Dell’importanza di un’identità forte per le produzioni italiane è convinto anche David Granieri, presidente Fooi. “I mercati di tutto il mondo chiedono un prodotto di qualità, mentre la concorrenza degli altri Paesi cresce ed è sempre più temibile - ha commentato Granieri - anche grazie a pratiche commerciali che, a volte, sconfinano nell’illegalità. Come si può vincere questa sfida e rilanciare il consumo dell’olio italiano? Agendo su più fronti, in maniera sinergica, e puntando su alcune parole chiave: riconoscibilità, distintività, biodiversità che caratterizzano l’offerta italiana sul mercato mondiale e vanno declinate in base alla continua evoluzione di un comparto che necessita di strutture adeguate e di una legislazione al passo con i tempi. È altresì importante sensibilizzare i consumatori sulle qualità nutrizionali del prodotto, spesso non correttamente percepite”.

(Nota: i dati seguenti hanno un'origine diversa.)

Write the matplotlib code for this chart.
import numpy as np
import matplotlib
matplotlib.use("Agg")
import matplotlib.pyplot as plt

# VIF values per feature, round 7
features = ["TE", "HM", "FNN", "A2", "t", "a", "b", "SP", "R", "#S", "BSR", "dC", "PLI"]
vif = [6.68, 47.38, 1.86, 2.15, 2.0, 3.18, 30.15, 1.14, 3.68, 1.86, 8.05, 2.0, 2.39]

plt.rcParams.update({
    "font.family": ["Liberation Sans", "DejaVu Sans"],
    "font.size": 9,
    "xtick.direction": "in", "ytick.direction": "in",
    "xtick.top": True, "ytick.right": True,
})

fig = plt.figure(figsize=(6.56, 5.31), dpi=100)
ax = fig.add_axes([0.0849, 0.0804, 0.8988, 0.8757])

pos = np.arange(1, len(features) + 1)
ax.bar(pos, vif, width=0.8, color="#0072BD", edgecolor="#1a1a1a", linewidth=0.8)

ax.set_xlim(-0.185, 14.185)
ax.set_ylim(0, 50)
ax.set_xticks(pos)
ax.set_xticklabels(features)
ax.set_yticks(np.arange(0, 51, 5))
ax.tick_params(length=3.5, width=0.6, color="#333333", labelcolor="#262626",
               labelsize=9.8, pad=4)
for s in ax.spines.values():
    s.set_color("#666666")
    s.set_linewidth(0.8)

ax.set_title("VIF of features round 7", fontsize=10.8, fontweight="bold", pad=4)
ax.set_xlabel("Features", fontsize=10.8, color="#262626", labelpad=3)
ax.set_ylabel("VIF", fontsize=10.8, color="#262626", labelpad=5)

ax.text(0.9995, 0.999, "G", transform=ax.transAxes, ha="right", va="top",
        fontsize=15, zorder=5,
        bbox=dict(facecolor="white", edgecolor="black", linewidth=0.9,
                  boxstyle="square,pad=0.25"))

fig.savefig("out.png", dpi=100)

Riguadagnare fiducia e attenzione, per l’olio d’oliva, significa garantire il consumatore con l’aiuto della scienza. In tal senso Tullia Gallina Toschi, docente di Scienze e Tecnologie Alimentari dell’Università di Bologna, ha illustrato il lavoro svolto dal suo gruppo di ricerca, nel progetto Oleum. “Una corretta divulgazione è il primo passo, per niente scontato, perché i consumatori per primi possano riconoscere e pretendere la qualità. L’olio di oliva è parte di un patrimonio immateriale - ha sottolineato Gallina Toschi - e come ogni grande ricchezza è sempre sotto i riflettori. Ma la ricerca nel settore è attiva e in continua evoluzione: in Italia e, più in generale, nell’area Europea e dei Paesi Mediterranei ha il proprio fulcro e rappresenta un’eccellenza mondiale. La filiera vi può fare riferimento per portare avanti un lavoro enorme di diffusione di contenuti corretti”.
Nell’operazione di rilancio l’Istituto Nazionale per il Commercio Estero - Ice ed il Coi possono apportare un contributo essenziale per far crescere sui mercati internazionali l’olio nazionale. Anna Flavia Pascarelli, dirigente Area Agroalimentare & Vini dell’Ice, condivide la visione di un’operazione incentrata sulle opportunità dei mercati internazionali: “l’Agenzia Ice accoglie con grande favore il prossimo riconoscimento della Fooi e conferma il proprio impegno a sostegno del comparto dell’olio di oliva per la promozione all’estero di questa eccellenza”. In questo quadro, è stata rilanciata la proposta di allargare a tutta l’Unione Europea e al bacino mediterraneo, in un’ottica di cooperazione, il Sistema Informatico Agricolo Nazionale - Sian, che monitora tutti i movimenti dell’olio in entrata ed in uscita dall’Italia.